[Work to do]
Pictures within the data are to be left out; everything else must be reproduced exactly.
-=-=-
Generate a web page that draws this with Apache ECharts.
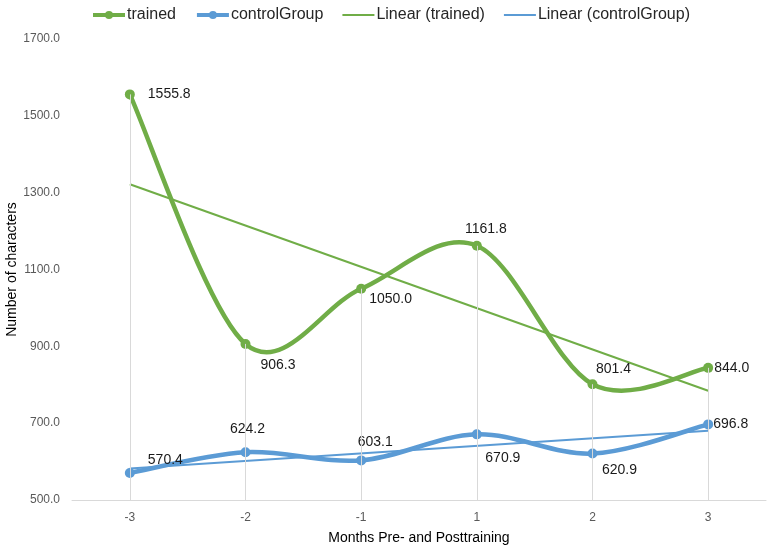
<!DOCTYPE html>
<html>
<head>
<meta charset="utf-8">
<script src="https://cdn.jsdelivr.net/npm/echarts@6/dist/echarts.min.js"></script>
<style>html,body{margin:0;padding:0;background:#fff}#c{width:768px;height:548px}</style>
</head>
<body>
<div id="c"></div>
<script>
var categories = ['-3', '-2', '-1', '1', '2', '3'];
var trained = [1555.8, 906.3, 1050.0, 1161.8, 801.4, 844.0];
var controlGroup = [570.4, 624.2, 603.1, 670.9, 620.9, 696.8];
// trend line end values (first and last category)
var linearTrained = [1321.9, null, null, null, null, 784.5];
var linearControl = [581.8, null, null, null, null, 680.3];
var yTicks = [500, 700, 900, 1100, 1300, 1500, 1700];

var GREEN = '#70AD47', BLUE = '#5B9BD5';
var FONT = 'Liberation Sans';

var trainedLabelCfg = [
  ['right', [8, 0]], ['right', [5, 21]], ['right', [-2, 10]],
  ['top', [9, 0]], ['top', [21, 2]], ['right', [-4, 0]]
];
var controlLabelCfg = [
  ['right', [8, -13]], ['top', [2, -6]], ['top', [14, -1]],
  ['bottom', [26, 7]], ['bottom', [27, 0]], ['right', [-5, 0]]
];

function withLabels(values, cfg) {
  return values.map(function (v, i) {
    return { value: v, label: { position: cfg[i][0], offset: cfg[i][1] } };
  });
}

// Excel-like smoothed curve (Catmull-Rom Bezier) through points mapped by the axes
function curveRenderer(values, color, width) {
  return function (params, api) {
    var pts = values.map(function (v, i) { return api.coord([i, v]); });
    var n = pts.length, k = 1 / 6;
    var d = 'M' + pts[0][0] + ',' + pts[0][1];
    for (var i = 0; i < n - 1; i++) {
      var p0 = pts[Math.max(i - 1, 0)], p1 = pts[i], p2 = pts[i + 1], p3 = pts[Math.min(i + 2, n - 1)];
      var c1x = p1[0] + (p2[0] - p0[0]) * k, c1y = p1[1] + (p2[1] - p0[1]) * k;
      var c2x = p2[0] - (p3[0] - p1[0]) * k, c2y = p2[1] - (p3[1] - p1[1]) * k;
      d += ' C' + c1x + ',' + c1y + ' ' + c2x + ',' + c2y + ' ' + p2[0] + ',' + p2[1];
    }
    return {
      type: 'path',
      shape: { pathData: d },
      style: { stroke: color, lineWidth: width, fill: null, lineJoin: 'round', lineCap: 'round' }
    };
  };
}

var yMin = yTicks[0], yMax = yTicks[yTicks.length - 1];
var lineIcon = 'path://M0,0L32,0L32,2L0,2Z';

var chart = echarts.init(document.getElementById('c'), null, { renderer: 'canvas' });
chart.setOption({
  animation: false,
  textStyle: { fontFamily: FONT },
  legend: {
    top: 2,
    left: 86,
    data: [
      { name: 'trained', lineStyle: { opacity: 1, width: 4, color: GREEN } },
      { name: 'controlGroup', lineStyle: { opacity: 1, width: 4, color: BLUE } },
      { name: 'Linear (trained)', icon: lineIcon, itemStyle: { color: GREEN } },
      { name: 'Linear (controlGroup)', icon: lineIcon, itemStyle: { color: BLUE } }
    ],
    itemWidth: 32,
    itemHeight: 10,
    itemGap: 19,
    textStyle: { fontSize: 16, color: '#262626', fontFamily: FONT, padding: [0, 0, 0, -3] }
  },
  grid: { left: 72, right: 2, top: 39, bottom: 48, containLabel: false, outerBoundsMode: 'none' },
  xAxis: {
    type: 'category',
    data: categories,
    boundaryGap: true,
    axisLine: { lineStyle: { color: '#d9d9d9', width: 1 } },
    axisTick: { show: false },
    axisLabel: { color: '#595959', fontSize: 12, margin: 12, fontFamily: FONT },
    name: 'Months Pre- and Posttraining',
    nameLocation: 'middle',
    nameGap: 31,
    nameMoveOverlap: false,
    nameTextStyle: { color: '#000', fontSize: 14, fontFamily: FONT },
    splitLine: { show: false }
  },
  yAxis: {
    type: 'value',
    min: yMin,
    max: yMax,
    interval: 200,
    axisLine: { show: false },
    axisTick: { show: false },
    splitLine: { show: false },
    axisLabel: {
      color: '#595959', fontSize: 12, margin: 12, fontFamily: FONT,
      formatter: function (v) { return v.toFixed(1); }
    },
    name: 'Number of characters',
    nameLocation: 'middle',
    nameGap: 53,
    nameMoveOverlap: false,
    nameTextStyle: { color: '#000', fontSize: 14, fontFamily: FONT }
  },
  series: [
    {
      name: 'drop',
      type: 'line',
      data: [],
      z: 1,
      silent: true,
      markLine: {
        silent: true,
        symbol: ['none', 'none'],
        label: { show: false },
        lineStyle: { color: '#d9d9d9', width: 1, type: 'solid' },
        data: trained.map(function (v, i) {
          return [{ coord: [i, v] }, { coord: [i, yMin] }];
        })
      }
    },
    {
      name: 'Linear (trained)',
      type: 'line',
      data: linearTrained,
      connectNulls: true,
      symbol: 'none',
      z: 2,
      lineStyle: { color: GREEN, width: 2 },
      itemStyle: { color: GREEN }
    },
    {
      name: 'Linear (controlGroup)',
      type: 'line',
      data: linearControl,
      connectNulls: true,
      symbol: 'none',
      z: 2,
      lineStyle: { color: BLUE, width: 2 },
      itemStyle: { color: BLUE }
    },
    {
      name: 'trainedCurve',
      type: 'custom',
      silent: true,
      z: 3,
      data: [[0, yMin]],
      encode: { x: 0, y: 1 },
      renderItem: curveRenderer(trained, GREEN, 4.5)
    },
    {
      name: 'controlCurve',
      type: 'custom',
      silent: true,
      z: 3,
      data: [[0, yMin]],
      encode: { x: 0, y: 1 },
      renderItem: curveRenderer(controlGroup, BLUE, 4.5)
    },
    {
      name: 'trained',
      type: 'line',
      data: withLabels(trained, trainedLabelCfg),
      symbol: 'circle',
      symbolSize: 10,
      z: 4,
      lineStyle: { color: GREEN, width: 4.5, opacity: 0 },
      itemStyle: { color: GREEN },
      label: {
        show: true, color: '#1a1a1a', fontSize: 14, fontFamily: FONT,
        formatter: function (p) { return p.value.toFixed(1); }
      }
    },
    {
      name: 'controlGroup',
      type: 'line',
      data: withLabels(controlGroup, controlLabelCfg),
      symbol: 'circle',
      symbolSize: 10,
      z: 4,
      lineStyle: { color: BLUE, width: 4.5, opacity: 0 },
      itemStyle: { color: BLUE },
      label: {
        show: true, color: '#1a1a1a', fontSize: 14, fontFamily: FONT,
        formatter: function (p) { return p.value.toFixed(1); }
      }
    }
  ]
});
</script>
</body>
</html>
-=-=-
[Reply to the exercise]
Generate a web page that draws this with Apache ECharts.
<!DOCTYPE html>
<html>
<head>
<meta charset="utf-8">
<script src="https://cdn.jsdelivr.net/npm/echarts@6/dist/echarts.min.js"></script>
<style>html,body{margin:0;padding:0;background:#fff}#c{width:768px;height:548px}</style>
</head>
<body>
<div id="c"></div>
<script>
var categories = ['-3', '-2', '-1', '1', '2', '3'];
var trained = [1555.8, 906.3, 1050.0, 1161.8, 801.4, 844.0];
var controlGroup = [570.4, 624.2, 603.1, 670.9, 620.9, 696.8];
// trend line end values (first and last category)
var linearTrained = [1321.9, null, null, null, null, 784.5];
var linearControl = [581.8, null, null, null, null, 680.3];
var yTicks = [500, 700, 900, 1100, 1300, 1500, 1700];

var GREEN = '#70AD47', BLUE = '#5B9BD5';
var FONT = 'Liberation Sans';

var trainedLabelCfg = [
  ['right', [8, 0]], ['right', [5, 21]], ['right', [-2, 10]],
  ['top', [9, 0]], ['top', [21, 2]], ['right', [-4, 0]]
];
var controlLabelCfg = [
  ['right', [8, -13]], ['top', [2, -6]], ['top', [14, -1]],
  ['bottom', [26, 7]], ['bottom', [27, 0]], ['right', [-5, 0]]
];

function withLabels(values, cfg) {
  return values.map(function (v, i) {
    return { value: v, label: { position: cfg[i][0], offset: cfg[i][1] } };
  });
}

// Excel-like smoothed curve (Catmull-Rom Bezier) through points mapped by the axes
function curveRenderer(values, color, width) {
  return function (params, api) {
    var pts = values.map(function (v, i) { return api.coord([i, v]); });
    var n = pts.length, k = 1 / 6;
    var d = 'M' + pts[0][0] + ',' + pts[0][1];
    for (var i = 0; i < n - 1; i++) {
      var p0 = pts[Math.max(i - 1, 0)], p1 = pts[i], p2 = pts[i + 1], p3 = pts[Math.min(i + 2, n - 1)];
      var c1x = p1[0] + (p2[0] - p0[0]) * k, c1y = p1[1] + (p2[1] - p0[1]) * k;
      var c2x = p2[0] - (p3[0] - p1[0]) * k, c2y = p2[1] - (p3[1] - p1[1]) * k;
      d += ' C' + c1x + ',' + c1y + ' ' + c2x + ',' + c2y + ' ' + p2[0] + ',' + p2[1];
    }
    return {
      type: 'path',
      shape: { pathData: d },
      style: { stroke: color, lineWidth: width, fill: null, lineJoin: 'round', lineCap: 'round' }
    };
  };
}

var yMin = yTicks[0], yMax = yTicks[yTicks.length - 1];
var lineIcon = 'path://M0,0L32,0L32,2L0,2Z';

var chart = echarts.init(document.getElementById('c'), null, { renderer: 'canvas' });
chart.setOption({
  animation: false,
  textStyle: { fontFamily: FONT },
  legend: {
    top: 2,
    left: 86,
    data: [
      { name: 'trained', lineStyle: { opacity: 1, width: 4, color: GREEN } },
      { name: 'controlGroup', lineStyle: { opacity: 1, width: 4, color: BLUE } },
      { name: 'Linear (trained)', icon: lineIcon, itemStyle: { color: GREEN } },
      { name: 'Linear (controlGroup)', icon: lineIcon, itemStyle: { color: BLUE } }
    ],
    itemWidth: 32,
    itemHeight: 10,
    itemGap: 19,
    textStyle: { fontSize: 16, color: '#262626', fontFamily: FONT, padding: [0, 0, 0, -3] }
  },
  grid: { left: 72, right: 2, top: 39, bottom: 48, containLabel: false, outerBoundsMode: 'none' },
  xAxis: {
    type: 'category',
    data: categories,
    boundaryGap: true,
    axisLine: { lineStyle: { color: '#d9d9d9', width: 1 } },
    axisTick: { show: false },
    axisLabel: { color: '#595959', fontSize: 12, margin: 12, fontFamily: FONT },
    name: 'Months Pre- and Posttraining',
    nameLocation: 'middle',
    nameGap: 31,
    nameMoveOverlap: false,
    nameTextStyle: { color: '#000', fontSize: 14, fontFamily: FONT },
    splitLine: { show: false }
  },
  yAxis: {
    type: 'value',
    min: yMin,
    max: yMax,
    interval: 200,
    axisLine: { show: false },
    axisTick: { show: false },
    splitLine: { show: false },
    axisLabel: {
      color: '#595959', fontSize: 12, margin: 12, fontFamily: FONT,
      formatter: function (v) { return v.toFixed(1); }
    },
    name: 'Number of characters',
    nameLocation: 'middle',
    nameGap: 53,
    nameMoveOverlap: false,
    nameTextStyle: { color: '#000', fontSize: 14, fontFamily: FONT }
  },
  series: [
    {
      name: 'drop',
      type: 'line',
      data: [],
      z: 1,
      silent: true,
      markLine: {
        silent: true,
        symbol: ['none', 'none'],
        label: { show: false },
        lineStyle: { color: '#d9d9d9', width: 1, type: 'solid' },
        data: trained.map(function (v, i) {
          return [{ coord: [i, v] }, { coord: [i, yMin] }];
        })
      }
    },
    {
      name: 'Linear (trained)',
      type: 'line',
      data: linearTrained,
      connectNulls: true,
      symbol: 'none',
      z: 2,
      lineStyle: { color: GREEN, width: 2 },
      itemStyle: { color: GREEN }
    },
    {
      name: 'Linear (controlGroup)',
      type: 'line',
      data: linearControl,
      connectNulls: true,
      symbol: 'none',
      z: 2,
      lineStyle: { color: BLUE, width: 2 },
      itemStyle: { color: BLUE }
    },
    {
      name: 'trainedCurve',
      type: 'custom',
      silent: true,
      z: 3,
      data: [[0, yMin]],
      encode: { x: 0, y: 1 },
      renderItem: curveRenderer(trained, GREEN, 4.5)
    },
    {
      name: 'controlCurve',
      type: 'custom',
      silent: true,
      z: 3,
      data: [[0, yMin]],
      encode: { x: 0, y: 1 },
      renderItem: curveRenderer(controlGroup, BLUE, 4.5)
    },
    {
      name: 'trained',
      type: 'line',
      data: withLabels(trained, trainedLabelCfg),
      symbol: 'circle',
      symbolSize: 10,
      z: 4,
      lineStyle: { color: GREEN, width: 4.5, opacity: 0 },
      itemStyle: { color: GREEN },
      label: {
        show: true, color: '#1a1a1a', fontSize: 14, fontFamily: FONT,
        formatter: function (p) { return p.value.toFixed(1); }
      }
    },
    {
      name: 'controlGroup',
      type: 'line',
      data: withLabels(controlGroup, controlLabelCfg),
      symbol: 'circle',
      symbolSize: 10,
      z: 4,
      lineStyle: { color: BLUE, width: 4.5, opacity: 0 },
      itemStyle: { color: BLUE },
      label: {
        show: true, color: '#1a1a1a', fontSize: 14, fontFamily: FONT,
        formatter: function (p) { return p.value.toFixed(1); }
      }
    }
  ]
});
</script>
</body>
</html>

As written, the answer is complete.